* Start SOURCE DATA *
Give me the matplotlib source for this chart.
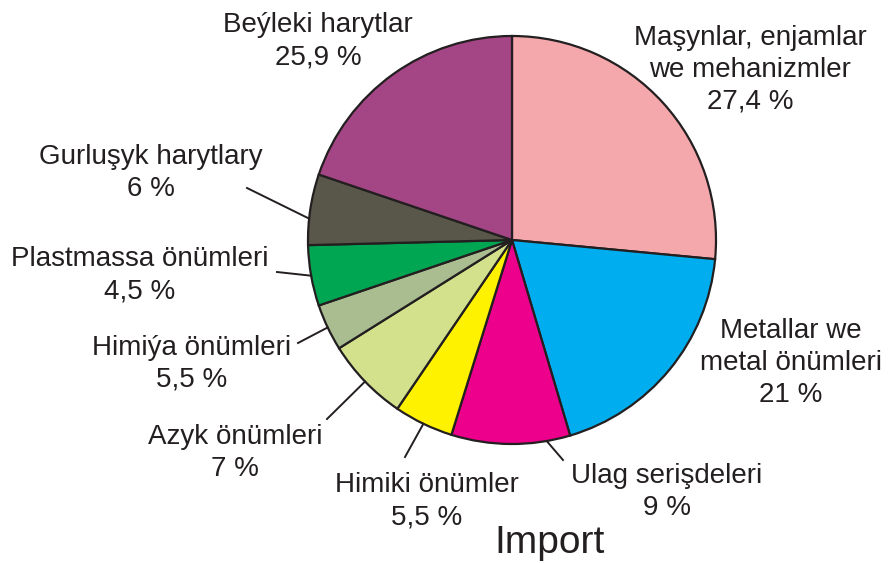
import matplotlib
matplotlib.use("Agg")
import matplotlib.pyplot as plt
import numpy as np

# slice shares as drawn in the picture (clockwise from 12 o'clock)
shares = [26.5, 18.9, 9.4, 4.7, 6.6, 3.7, 4.8, 5.6, 19.8]
names = [
    "Maşynlar, enjamlar\nwe mehanizmler",
    "Metallar we\nmetal önümleri",
    "Ulag serişdeleri",
    "Himiki önümler",
    "Azyk önümleri",
    "Himiýa önümleri",
    "Plastmassa önümleri",
    "Gurluşyk harytlary",
    "Beýleki harytlar",
]
pct_labels = ["27,4 %", "21 %", "9 %", "5,5 %", "7 %", "5,5 %", "4,5 %", "6 %", "25,9 %"]
colors = ["#F5A8AC", "#00AEEF", "#EC008C", "#FFF200", "#D3E18C",
          "#A9BD90", "#00A651", "#58574A", "#A44585"]
title = "Import"

W, H = 888, 563
plt.rcParams["font.family"] = ["Liberation Sans", "DejaVu Sans"]

# layout in pixel coordinates (x, y from top)
center = (512, 240)
radius = 204
label_pos = [(750, 70), (791, 363), (667, 492), (427, 501), (235, 453),
             (192, 364), (140, 275), (151, 173), (318, 41)]
# leader lines: slice index, point on the text side, where along the slice edge
leaders = [(2, (563, 460), 0.2), (3, (405, 457), 0.5), (4, (327, 419), 0.5),
           (5, (298, 343), 0.5), (6, (277, 272), 0.5), (7, (247, 188), 0.37)]


def px(x, y):
    return x, H - y


fig = plt.figure(figsize=(W / 100, H / 100), dpi=100)
ax = fig.add_axes([0, 0, 1, 1])
wedges, _ = ax.pie(
    shares,
    colors=colors,
    startangle=90,
    counterclock=False,
    center=px(*center),
    radius=radius,
    wedgeprops=dict(edgecolor="#231F20", linewidth=1.6),
)
ax.set_xlim(0, W)
ax.set_ylim(0, H)
ax.axis("off")

for name, pct, (x, y) in zip(names, pct_labels, label_pos):
    ax.text(*px(x, y), name + "\n" + pct, ha="center", va="center",
            fontsize=20, color="#231F20", linespacing=1.3)

cx, cy = px(*center)
for idx, (x, y), frac in leaders:
    w = wedges[idx]
    ang = np.radians(w.theta2 - frac * (w.theta2 - w.theta1))
    ex, ey = cx + radius * np.cos(ang), cy + radius * np.sin(ang)
    ax.plot([px(x, y)[0], ex], [px(x, y)[1], ey], color="#231F20", lw=1.4)

ax.text(*px(550, 543), title, ha="center", va="center", fontsize=28,
        color="#231F20")

fig.savefig("out.png", dpi=100)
* End SOURCE DATA *
**EXERCISE REQUIREMENTS:** Quote the data above in full and without alteration; skip the pictures.

**RESPONSE TO THE TASK:**
Give me the matplotlib source for this chart.
import matplotlib
matplotlib.use("Agg")
import matplotlib.pyplot as plt
import numpy as np

# slice shares as drawn in the picture (clockwise from 12 o'clock)
shares = [26.5, 18.9, 9.4, 4.7, 6.6, 3.7, 4.8, 5.6, 19.8]
names = [
    "Maşynlar, enjamlar\nwe mehanizmler",
    "Metallar we\nmetal önümleri",
    "Ulag serişdeleri",
    "Himiki önümler",
    "Azyk önümleri",
    "Himiýa önümleri",
    "Plastmassa önümleri",
    "Gurluşyk harytlary",
    "Beýleki harytlar",
]
pct_labels = ["27,4 %", "21 %", "9 %", "5,5 %", "7 %", "5,5 %", "4,5 %", "6 %", "25,9 %"]
colors = ["#F5A8AC", "#00AEEF", "#EC008C", "#FFF200", "#D3E18C",
          "#A9BD90", "#00A651", "#58574A", "#A44585"]
title = "Import"

W, H = 888, 563
plt.rcParams["font.family"] = ["Liberation Sans", "DejaVu Sans"]

# layout in pixel coordinates (x, y from top)
center = (512, 240)
radius = 204
label_pos = [(750, 70), (791, 363), (667, 492), (427, 501), (235, 453),
             (192, 364), (140, 275), (151, 173), (318, 41)]
# leader lines: slice index, point on the text side, where along the slice edge
leaders = [(2, (563, 460), 0.2), (3, (405, 457), 0.5), (4, (327, 419), 0.5),
           (5, (298, 343), 0.5), (6, (277, 272), 0.5), (7, (247, 188), 0.37)]


def px(x, y):
    return x, H - y


fig = plt.figure(figsize=(W / 100, H / 100), dpi=100)
ax = fig.add_axes([0, 0, 1, 1])
wedges, _ = ax.pie(
    shares,
    colors=colors,
    startangle=90,
    counterclock=False,
    center=px(*center),
    radius=radius,
    wedgeprops=dict(edgecolor="#231F20", linewidth=1.6),
)
ax.set_xlim(0, W)
ax.set_ylim(0, H)
ax.axis("off")

for name, pct, (x, y) in zip(names, pct_labels, label_pos):
    ax.text(*px(x, y), name + "\n" + pct, ha="center", va="center",
            fontsize=20, color="#231F20", linespacing=1.3)

cx, cy = px(*center)
for idx, (x, y), frac in leaders:
    w = wedges[idx]
    ang = np.radians(w.theta2 - frac * (w.theta2 - w.theta1))
    ex, ey = cx + radius * np.cos(ang), cy + radius * np.sin(ang)
    ax.plot([px(x, y)[0], ex], [px(x, y)[1], ey], color="#231F20", lw=1.4)

ax.text(*px(550, 543), title, ha="center", va="center", fontsize=28,
        color="#231F20")

fig.savefig("out.png", dpi=100)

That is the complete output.